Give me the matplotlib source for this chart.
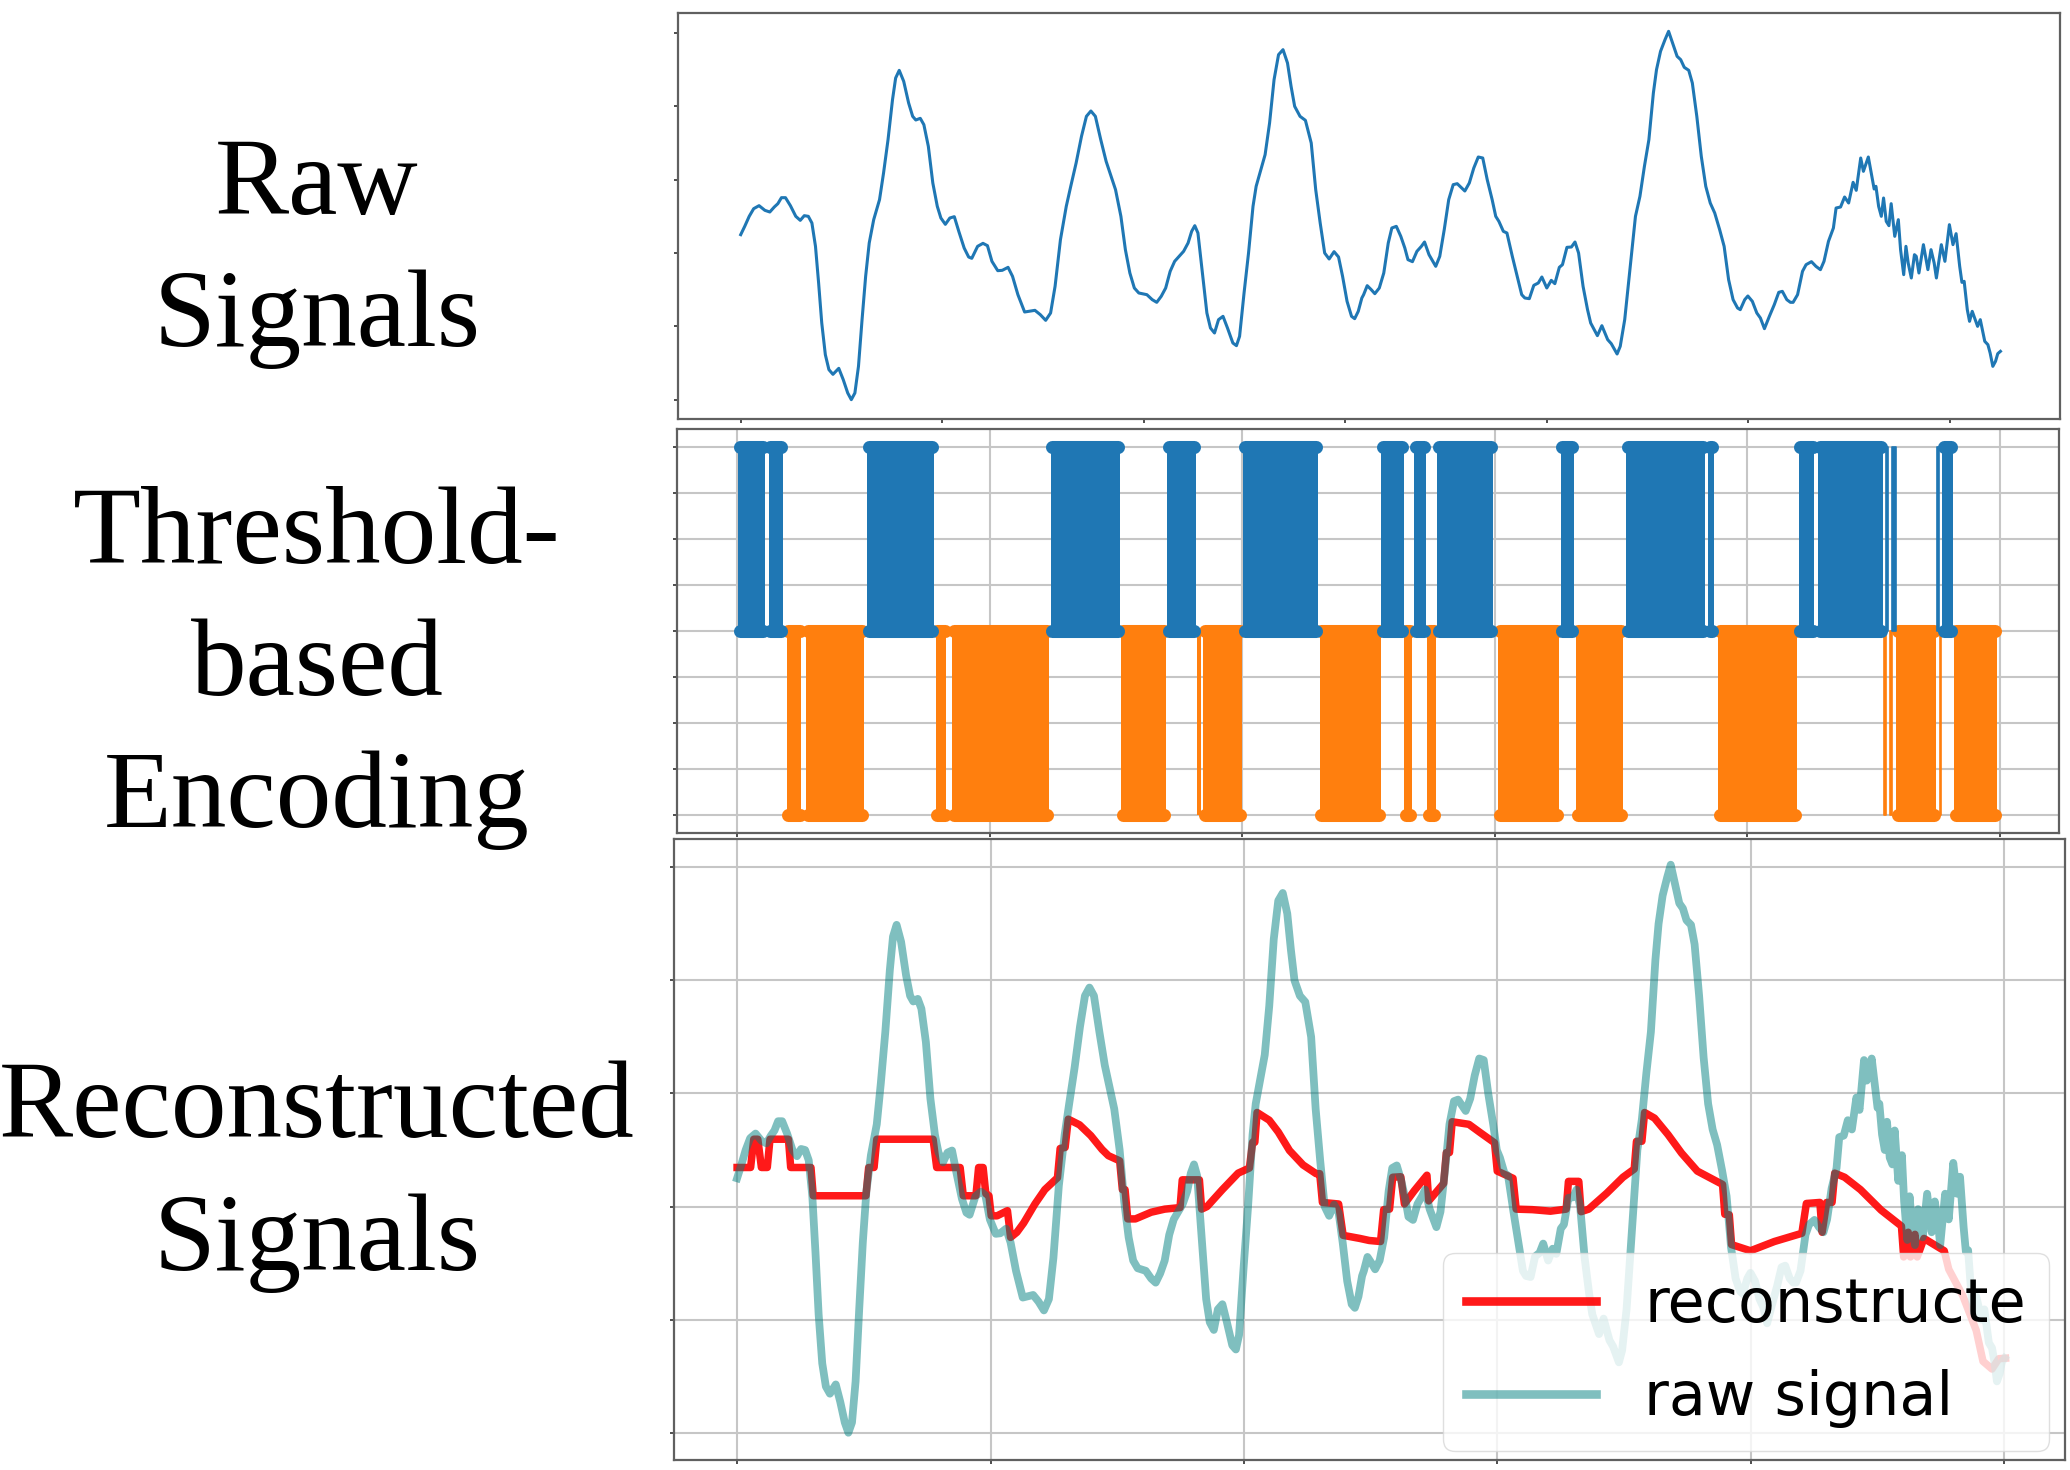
import matplotlib
matplotlib.use("Agg")
import matplotlib.pyplot as plt

W, H = 2070, 1470

raw_t = [0,9,19,29,41,54,65,75,83,91,100,111,123,133,142,151,159,167,174,181,189,197,206,219,229,239,247,255,263,271,279,287,297,310,319,329,339,346,354,364,375,384,391,401,409,419,429,439,447,457,467,477,487,499,509,516,529,541,551,561,574,584,597,607,619,634,657,669,681,692,702,714,727,737,749,761,772,782,792,804,816,837,849,859,869,879,889,907,919,929,939,949,959,969,979,989,999,1007,1014,1021,1031,1041,1049,1058,1067,1077,1087,1099,1107,1114,1124,1134,1144,1151,1171,1181,1191,1201,1211,1221,1229,1237,1249,1261,1274,1284,1294,1304,1314,1325,1335,1344,1354,1364,1371,1379,1387,
         1391,1399,1408,1416,1426,1436,1446,1454,1464,1474,1483,1490,1500,1510,1520,1527,1537,1552,1561,1571,1581,1591,1600,1617,1627,1637,1647,1657,1667,1678,1686,1693,1703,1711,1723,1734,1744,1751,1761,1771,1781,1789,1800,1810,1818,1828,1835,1845,1855,1863,1871,1881,1891,1898,1906,1913,1923,1936,1944,1957,1964,1974,1984,1998,2008,2018,2028,2038,2045,2054,2064,2072,2082,2091,2099,2107,2117,2125,2135,2145,2155,2165,2175,2186,2196,2206,2216,2226,2232,2242,2249,2259,2269,2277,2286,2297,2308,2318,2326,2336,2344,2350,2360,2371,2379,2391,2401,2411,2419,2429,2440,2446,2456,2465,2474,2484,2491,2501,2507,2518,2531,2535,2541,2547,2552,2558,2564,2569,2577,2585,2590,2597,2602,2607,2614,2621,2625,2631,2641,2651,2658,2665,2670,2681,2689,2699,2707,2714,2722,2727,2732,2739,2744,2750,2762,2768,2778,2785,2790,2796,2802,2807,2813]
raw_v = [495,520,550,573,582,568,563,578,588,606,606,582,550,538,552,550,530,460,350,230,135,90,76,94,60,20,0,20,100,240,370,470,540,600,680,780,900,965,988,955,890,850,839,844,825,760,650,580,545,526,545,549,505,455,428,424,460,469,462,415,387,388,397,370,315,263,268,255,238,260,340,480,580,640,710,790,850,866,850,780,715,630,550,450,380,335,320,315,300,292,310,335,385,415,430,445,470,505,522,500,380,260,215,200,240,250,215,170,162,190,320,440,580,640,735,830,960,1035,1050,1010,940,880,850,838,770,630,530,440,422,444,428,370,295,250,243,265,305,
         315,342,330,318,335,380,470,515,520,490,455,420,414,445,460,473,435,400,430,510,600,645,648,626,650,695,728,725,660,600,550,535,505,500,430,370,315,305,303,343,350,368,335,358,348,397,405,457,458,473,440,340,270,230,210,192,222,180,168,137,160,240,370,550,610,700,780,920,990,1045,1080,1105,1065,1030,1020,997,988,950,850,730,640,590,560,510,460,360,300,275,270,300,311,295,260,245,213,250,285,322,325,300,292,292,315,385,405,414,400,390,415,475,515,575,578,608,590,652,628,725,685,728,632,640,580,550,605,535,522,588,490,540,450,375,460,410,365,435,430,380,465,390,450,410,365,465,415,525,465,498,400,352,355,270,235,265,220,240,175,165,140,100,115,138,145]

recon_t = [0,30,37,46,54,67,73,114,119,164,169,286,292,304,310,435,443,495,502,530,536,546,552,559,564,577,600,607,621,636,661,683,711,717,728,735,760,785,810,824,849,855,861,867,884,919,949,983,988,1026,1031,1043,1077,1112,1137,1144,1149,1154,1181,1201,1226,1256,1285,1293,1299,1335,1345,1382,
           1403,1428,1435,1448,1455,1473,1481,1503,1531,1535,1568,1574,1581,1587,1624,1649,1681,1687,1722,1729,1765,1805,1840,1845,1868,1873,1890,1930,1966,1991,1996,2008,2014,2036,2066,2096,2131,2187,2192,2202,2207,2249,2302,2363,2373,2403,2408,2418,2430,2436,2458,2493,2539,2584,2589,2599,2604,2614,2619,2634,2679,2689,2720,2750,2765,2785,2800,2815]
recon_v = [516,516,571,571,516,516,571,571,516,516,461,461,516,516,571,571,516,516,461,461,516,516,465,461,422,422,432,380,390,408,445,473,496,553,555,610,599,578,551,539,529,473,473,416,416,429,435,438,492,492,435,440,473,505,515,565,565,623,608,585,549,521,504,504,448,445,384,378,
           374,372,434,435,497,498,445,471,501,451,485,545,545,605,600,584,564,509,495,435,434,431,435,489,489,430,435,466,497,513,567,567,623,612,580,544,509,483,425,424,366,354,372,388,446,448,390,448,448,505,497,473,433,402,342,390,342,386,342,378,354,318,267,199,139,124,144,145]

up_start = [2,70,289,698,957,1126,1435,1508,1559,1834,1979,2162,2364,2407,2558,2573,2673,2683]
up_end   = [62,102,438,852,1021,1293,1485,1534,1683,1864,2156,2176,2399,2552,2563,2580,2677,2708]
down_start = [110,154,442,478,855,1024,1037,1297,1486,1537,1694,1868,2184,2554,2567,2582,2678,2710]
down_end   = [143,283,466,695,954,1033,1124,1433,1502,1557,1831,1972,2361,2558,2573,2670,2681,2806]

panel_labels = ["Raw", "Signals", "Threshold-", "based", "Encoding", "Reconstructed", "Signals"]
label_baselines = [214, 346, 563, 695, 827, 1137, 1270]
legend_labels = ["reconstructe", "raw signal"]

plt.rcParams["font.family"] = "DejaVu Sans"
fig = plt.figure(figsize=(W/100, H/100), dpi=100, facecolor="white")


def panel(l, t, r, b):
    ax = fig.add_axes([l/W, 1-b/H, (r-l)/W, (b-t)/H])
    for s in ax.spines.values():
        s.set_color("#606060")
        s.set_linewidth(1.6)
    ax.tick_params(length=3.2, width=1.3, color="#404040", labelbottom=False, labelleft=False)
    ax.set_axisbelow(True)
    return ax


GRID = dict(color="#c6c6c6", linewidth=1.5)
yt = [0, 220, 440, 660, 880, 1100]

# raw signal
ax1 = panel(678, 13, 2060, 419)
ax1.plot(raw_t, raw_v, color="#1f77b4", lw=2.2)
ax1.set_xlim(-140, 2946)
ax1.set_ylim(-58, 1160)
ax1.set_xticks([i*450 for i in range(7)])
ax1.set_yticks(yt)

# threshold-based encoding
ax2 = panel(677, 429, 2059, 833)
ax2.set_xlim(-134, 2944)
ax2.set_ylim(-1.10, 1.10)
ax2.set_xticks([i*562.5 for i in range(6)])
ax2.set_yticks([-1, -.75, -.5, -.25, 0, .25, .5, .75, 1])
ax2.grid(True, **GRID)
for starts, ends, low, high, col, z in [(down_start, down_end, -1, 0, "#ff7f0e", 3),
                                        (up_start, up_end, 0, 1, "#1f77b4", 4)]:
    for s, e in zip(starts, ends):
        ax2.fill_between([s, e], low, high, color=col, lw=1.2 if e-s < 8 else 0, zorder=z)
        inset = min(4, (e-s)/2)
        for yy in (low, high):
            ax2.plot([s+inset, e-inset], [yy, yy], color=col, lw=9.4,
                     solid_capstyle="round", zorder=z)

# reconstruction
ax3 = panel(674, 839, 2065, 1460)
ax3.set_xlim(-140, 2947)
ax3.set_ylim(-53, 1155)
ax3.set_xticks([i*562.5 for i in range(6)])
ax3.set_yticks(yt)
ax3.grid(True, **GRID)
ax3.plot(recon_t, recon_v, color="red", alpha=0.9, lw=5.4, label=legend_labels[0], zorder=3)
ax3.plot(raw_t, raw_v, color="teal", alpha=0.5, lw=5.6, label=legend_labels[1], zorder=4)
leg = ax3.legend(loc="lower right", bbox_to_anchor=(2049/W, 1-1451/H),
                 bbox_transform=fig.transFigure, borderaxespad=0, fontsize=43.5,
                 handlelength=2.15, handletextpad=0.8, borderpad=0.38, labelspacing=0.56,
                 framealpha=0.8, edgecolor="#d8d8d8")
for h in leg.get_lines():
    h.set_linewidth(6.2)
leg.set_zorder(10)

for txt, y in zip(panel_labels, label_baselines):
    fig.text(317/W, 1-y/H, txt, ha="center", va="baseline", fontsize=80,
             family="Liberation Serif", color="black")

fig.savefig("out.png", dpi=100, facecolor="white")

┄┄┄┄┄┄┄┄┄┄┄┄┄┄┄┄┄┄┄┄

Reproduce the material above from its first line through the line containing "W, H = 2070, 1470", both ends included, and skip every picture.

Give me the matplotlib source for this chart.
import matplotlib
matplotlib.use("Agg")
import matplotlib.pyplot as plt

W, H = 2070, 1470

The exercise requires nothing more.